Taysir Batniji
At his first personal exhibition in Canada called “Suspended Time,” Palestinian Taysir Batjini reflects on his work and his approach to photography, one of the mediums he enjoys working with alongside video, painting and sculpture.
Updated on 27/06/2019
5 min
You have lived in France since 1995...how did you arrive in Europe?
I started my studies in 1985 in Nablus, Palestine, in the Graphic Arts Department of the University of Humanities. In 1987, the first intifada broke out: classes continued outside the confines of the university with two teachers from Gaza and I graduated in 1992 in the hope of one day going to Europe to enrich my experience. In 1993, I joined the Academy of Fine Arts in Naples before winning a scholarship to study at the Fine Arts in Bourges. For the first time I had the space, the means and the references to work: I was starting to create installations and work with objects, in short, I had no limits – which allowed my work to evolve towards something more conceptual.
Seeing as you started out as a painter, multidisciplinarity finally seems to have established itself as a real modus operandi in your work. What is the thread that connects your works?
I don’t identify with a particular practice; I find it hard to define myself as a photographer, videographer, painter or sculptor. Although I started off working solely on pictorial works, since 2000 I have been working with all possible mediums.
It's more accurate to say that there are themes that have appeared in my work for some twenty years, such as exile, displacement and dispersion. I create forms that are often between visibility and invisibility, between presence and absence. My works is characterised by this duality, whether in my photos, drawings, paintings, objects or installations. My creations are on the border between existing and non-existing, requiring an effort from the viewer to get closer to them and discover their hidden meaning.

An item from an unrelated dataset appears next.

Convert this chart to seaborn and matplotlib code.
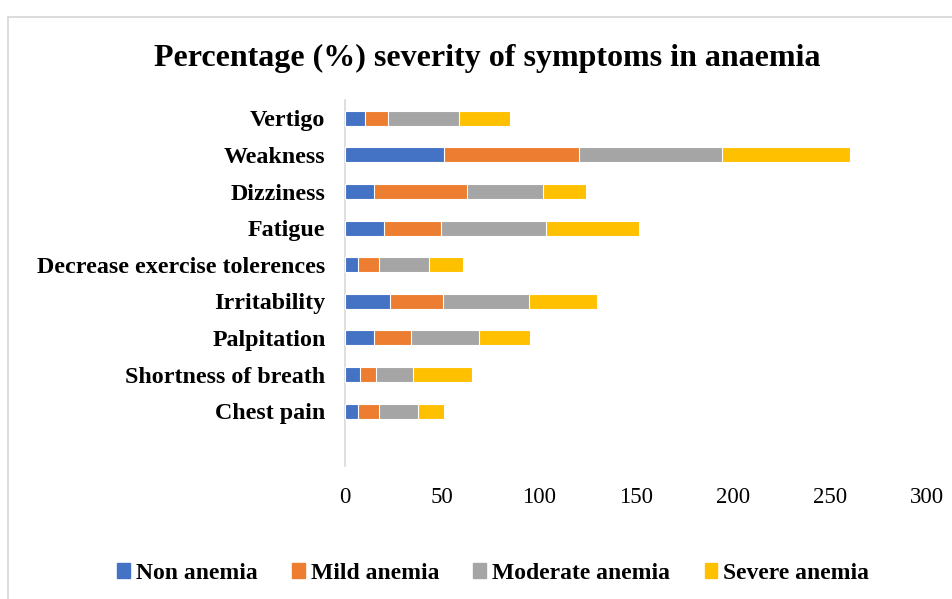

How does your photographic and video work, which you started in the the 2000s, differ from the rest of your productions?
The choice to express myself through photo and video primarily relates to constantly moving around. Between 1993 and 2006, I cannot remember staying anywhere for more than a year, not to mention the setbacks of my three returns to Gaza, all in very difficult conditions. Each time, wherever I was, I was starting from scratch; during these years I never had a workshop or fixed place to work. I found that photography reflected this state of discomfort and urgency, my state of permanent instability. Photography was not easy, but it offered me true immediacy. I therefore decided to create images myself on a daily basis. Without breaking away from painting, photography has allowed me to be closer to reality, even if I do not consider it to be an illustration. It is not a goal, but rather a means like any other to express a concept or portray situations or experiences. I want the things I am talking about to be physically present in my works, and over time, photography has taken centre stage in my work, including my non-photographic works. In the series To My Brother (2012) in tribute to my brother Mayssara who was killed in the first intifada, I made engraved watermarks on white paper, based on photographs from his wedding in 1985. A poetic work, both intimate and universal, which tends to make absence tangible and evoke memory.
How do you link intimacy and universality through your questions on Palestinian territory?
When you are Palestinian, your life is never completely separated from that of the collective. This includes the most intimate and autobiographical details. Everything is linked to the collective history.
My way of linking intimacy to universality differs from one work to another through the situations they describe or the way I treat them. I try to draw in the viewer with familiar images, such as in the series GH0809 where I show pictures of houses destroyed by the Israeli bombings of Gaza in December 2008 and January 2009. Presented in the form of real estate advertisements, they create a discrepancy between a highly referenced mode of representation and a serious subject, specificly war reports. I also use references to art history, as in Watch Towers, a series of black and white photos of Israeli watch towers evoking the work of Bernd and Hilla Becher. In so many ways, whether directly or indirectly, I am recording this Palestinian reality as part of a larger, universal history, connecting it to other realities.
Can we say that your outlook has gradually changed into a stateless outlook, which is both intimate and distant with your country and its reality?
The notion of being distant and between two places began to take on an important place in my mind and in my work when I started studying in Bourges: although I was already far from home, I was not yet “exiled”. This no man’s land is the backdrop for the field of expression for my work and is a place of inspiration. It is less about defining a precise geographical location and more about this intermediate state – neither here nor there.
I wondered how my works would be able to exist with this distance, these hazards, these obstacles and even these impossibilities. This feeling of dispossession is not only linked to the territory, it goes beyond that: it is a feeling of being deprived of your own life, of your destiny, of what you could do in the minutes, hours, days, months and years to come. It no longer belongs to you.
The works that I produced from 2006 express this: this lack of control of the time and space in which you exist. Through them, I try to act, to find an alternative to this reality where destiny seems to be endured.
“Suspended Time” by Taysir Batniji has been shown from 4 May to 22 June 2019 in Toronto at the Prefix Institute of Contemporary Art.
The exhibition is supported by the Institut français.